KBC lowers growth forecasts for Belgium and the eurozone due to Trump's policy agenda
The policy agenda of president elect US president Donald Trump has "significant consequences for the economic outlook worldwide" and will cause "stagflationary impacts: economic effects that lead to stagnation and inflation". This is what KBC chief economist Hans Dewachter stated on Monday during the presentation of his economic outlook. KBC is lowering the growth forecasts for 2025 for the US, the eurozone and Belgium.
The re-election of Donald Trump as US president, coupled with a Republican majority in Congress, has set the stage for significant economic and geopolitical shifts. With comprehensive plans for protectionist trade measures and stringent immigration policies, Trump has vowed to impose high tariffs on imports from major trade partners, including China, Mexico and Canada. While his policies aim to address domestic issues like drug trafficking and economic inequality, economists warn they could trigger global stagflationary impacts (simultaneous stagnation and inflation) affecting growth and inflation worldwide.
Three primary impacts
Dwachter outlined these risks during the bank’s presentation of its latest economic outlook. “Trump now has a window of around two years to push through his disruptive policy agenda,” he said, highlighting three primary impacts. First, a trade impact, driven by increased import tariffs, would elevate prices, reducing consumer purchasing power and discouraging investment. Second, a migration impact could slow or halt labour force growth, diminishing the country’s productive capacity. Lastly, a budget impact resulting from increased government spending and tax cuts may provide short-term relief but is unlikely to offset the negative impacts of the trade and migration policies.

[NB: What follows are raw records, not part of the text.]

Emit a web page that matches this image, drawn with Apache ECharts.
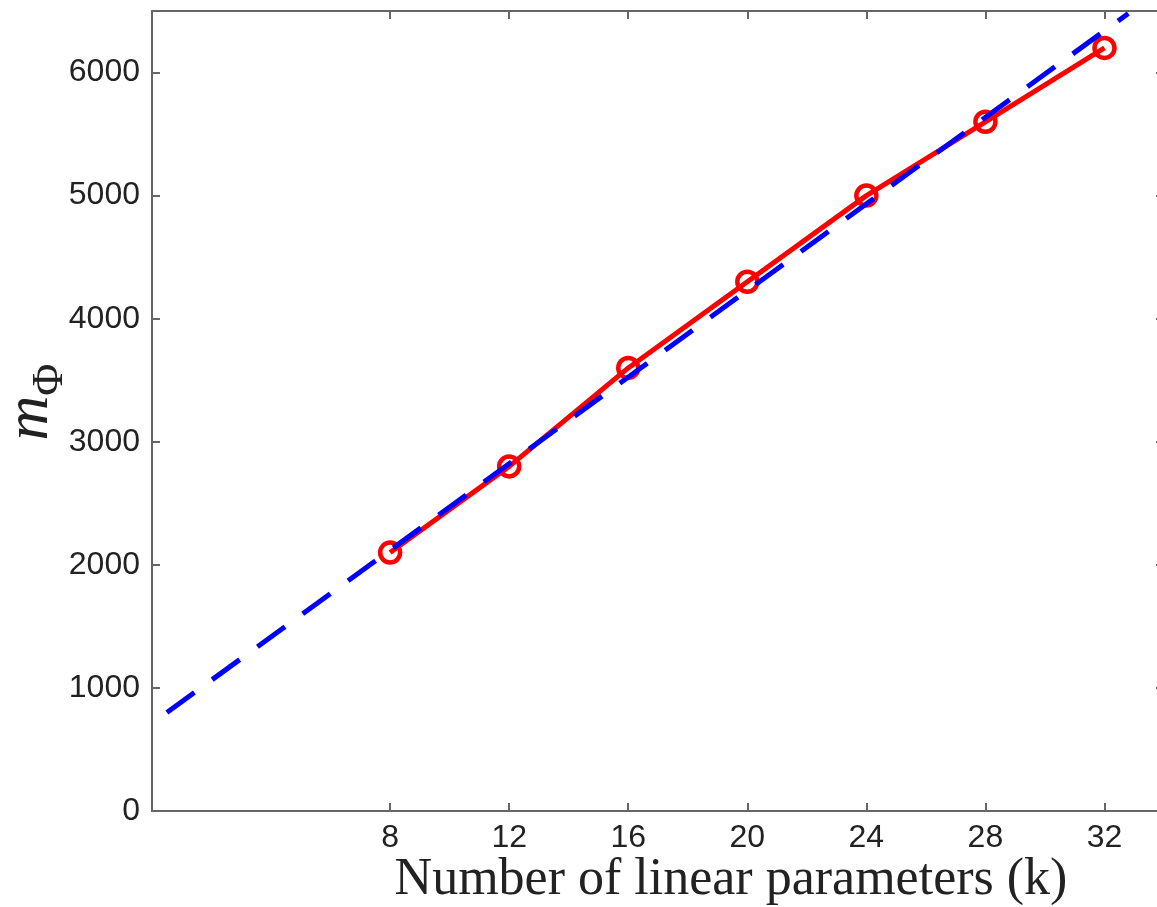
<!DOCTYPE html>
<html>
<head>
<meta charset="utf-8">
<script src="https://cdn.jsdelivr.net/npm/echarts@6/dist/echarts.min.js"></script>
<style>
  html, body { margin: 0; padding: 0; background: #fff; overflow: hidden; }
  #chart { width: 1157px; height: 907px; }
</style>
</head>
<body>
<div id="chart"></div>
<script>
// 测量值（红线）
var kValues = [8, 12, 16, 20, 24, 28, 32];
var mPhiValues = [2100, 2800, 3600, 4300, 5000, 5600, 6200];
// 拟合直线（蓝色虚线）端点
var fitK = [0.5, 32.8];
var fitM = [800, 6480];
// 刻度
var xTicks = [8, 12, 16, 20, 24, 28, 32];
var yTicks = [0, 1000, 2000, 3000, 4000, 5000, 6000];

var axisColor = '#666';
var labelFont = '"Liberation Sans", Arial, sans-serif';
var serifFont = '"Liberation Serif", "DejaVu Serif", serif';

var chart = echarts.init(document.getElementById('chart'));

function pairs(xs, ys) {
    return xs.map(function (x, i) { return [x, ys[i]]; });
}

function plain(v) {
    return String(v);
}

// 坐标轴公共部分
function makeAxis(max, ticks, position, extra) {
    var axis = {
        type: 'value', min: 0, max: max,
        position: position,
        nameMoveOverlap: false,
        axisLine: { show: true, onZero: false, lineStyle: { color: axisColor, width: 2 } },
        axisTick: { show: true, inside: true, length: 8, customValues: ticks, lineStyle: { color: axisColor, width: 2 } },
        axisLabel: { show: false },
        splitLine: { show: false }
    };
    for (var key in extra) {
        axis[key] = extra[key];
    }
    return axis;
}

chart.setOption({
    animation: false,
    grid: { left: 152, top: 11, right: -7, bottom: 96, outerBoundsMode: 'none', containLabel: false },
    xAxis: [
        makeAxis(34, xTicks, 'bottom', {
            axisLabel: { customValues: xTicks, formatter: plain, fontSize: 32, color: '#222', fontFamily: labelFont, margin: 11 },
            name: 'Number of linear parameters (k)',
            nameLocation: 'middle',
            nameGap: 43,
            nameTextStyle: { fontSize: 52, color: '#222', fontFamily: serifFont, padding: [0, 0, 0, 146] }
        }),
        makeAxis(34, xTicks, 'top', {})
    ],
    yAxis: [
        makeAxis(6500, yTicks, 'left', {
            axisLabel: { customValues: yTicks, formatter: plain, fontSize: 32, color: '#222', fontFamily: labelFont, margin: 12 },
            name: '{m|m}{s|Φ}',
            nameLocation: 'middle',
            nameRotate: 90,
            nameGap: 90,
            nameTextStyle: {
                padding: [0, 0, 0, 18],
                rich: {
                    m: { fontSize: 62, fontStyle: 'italic', fontFamily: serifFont, color: '#222' },
                    s: { fontSize: 44, fontFamily: serifFont, color: '#222', verticalAlign: 'bottom', padding: [0, 0, -10, 0] }
                }
            }
        }),
        makeAxis(6500, yTicks, 'right', {})
    ],
    series: [
        {
            type: 'line',
            data: pairs(kValues, mPhiValues),
            lineStyle: { color: '#ff0000', width: 5 },
            itemStyle: { color: 'rgba(0,0,0,0)', borderColor: '#ff0000', borderWidth: 4.5 },
            symbol: 'circle',
            symbolSize: 20,
            z: 2
        },
        {
            type: 'line',
            data: pairs(fitK, fitM),
            lineStyle: { color: '#0000ff', width: 5, type: [34, 22] },
            symbol: 'none',
            z: 3
        }
    ]
});
</script>
</body>
</html>
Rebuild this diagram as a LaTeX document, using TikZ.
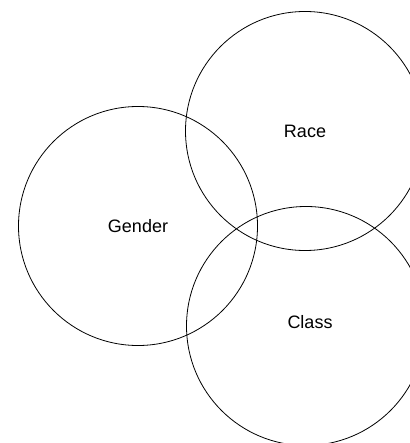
\documentclass[tikz,border=0pt]{standalone}
\usepackage{fontspec}
\setmainfont{Liberation Sans}
\usepackage{tikz}
\tikzset{
  setc/.style={circle, draw=black, line width=0.8pt, inner sep=0pt,
               minimum size=239pt, font=\fontsize{18}{20}\selectfont},
}

\begin{document}
\begin{tikzpicture}[x=1pt, y=-1pt]
  \useasboundingbox (0,0) rectangle (409,443);
  \node[setc] (race) at (305,131) {Race};
  \node[setc] (gender) at (138,226) {Gender};
  \node[setc] (class) at (306,326) {};
  \node[font=\fontsize{18}{20}\selectfont] (classlbl) at (310,322) {Class};
\end{tikzpicture}
\end{document}
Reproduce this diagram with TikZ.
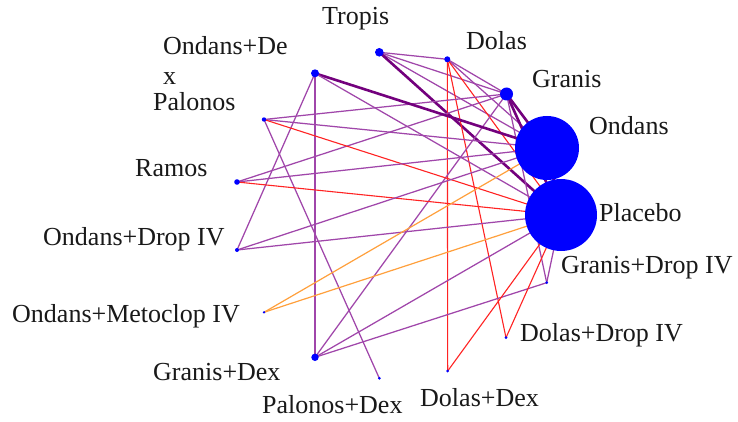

One of Trump’s first decrees will introduce 25 per cent tariffs on goods from Mexico and Canada, citing immigration and drug trafficking concerns. Additionally, Chinese imports will face a 10 per cent tariff increase, justified by Trump as a response to China’s “broken promises” on fentanyl and its role in the US opioid crisis. These measures, he stated on Truth Social, are intended to protect American interests.
However, the policies are already drawing international criticism. Canada, a major energy supplier to the US, reminded the country of the mutual benefits of their relationship. “Our relationship is balanced and mutually beneficial, especially for American workers,” Canadian deputy prime minister Chrystia Freeland asserted. China also responded, with embassy spokesman Liu Pengyu stating that “there is no winner in a tariff or trade war,” advocating for multilateralism and global economic cooperation.
Economic Impact on the US
Domestically, Trump’s protectionist measures could lead to slower growth and higher inflation. KBC has revised its US growth forecast for 2025 downward from 1.9 per cent to 1.7 per cent, citing the expected drag from trade and migration impacts. “With inflation already above the target of 2 per cent, this additional increase is not desirable,” Dewachter said.
The Federal Reserve will face mounting challenges as inflation risks rise and Trump pushes for a weak dollar policy. While the Federal Reserve is likely to continue easing monetary policy, KBC predicts the pace will slow due to the complexity of managing inflation alongside stagnating growth.
Effects on Europe and Beyond
Trump’s trade policies are expected to echo through global markets, particularly in the eurozone and China. Higher tariffs on European exports will disrupt economic recovery in the region, while import-dependent industries in China face substantial setbacks. “Trump’s trade agenda will boost inflation but slow growth, putting the ECB under pressure,” Dewachter explained. KBC anticipates the European Central Bank will reluctantly prioritise growth support while inflation concerns complicate its strategy.
Belgium, whose economy relies heavily on exports, will feel the strain. The US accounted for over 6 per cent of Belgium’s total goods exports in 2023, making it the country’s largest non-EU trading partner. KBC has downgraded Belgium’s 2025 growth forecast to 0.6 per cent, a sharper revision than for the broader eurozone. “Belgian industry remains under pressure, with possible additional loss of employment,” Dewachter warned.
As the world’s ninth-largest economy, Brazil is also keeping an eye on Trump’s moves, given its trade ties with the US. Despite Trump’s intentions to bolster the US economy, economists warn that his agenda risks triggering a global slowdown. “The tasks of central banks will become more complex, and the protectionist turn could seriously damage both the US and its trading partners," Dewachter concluded.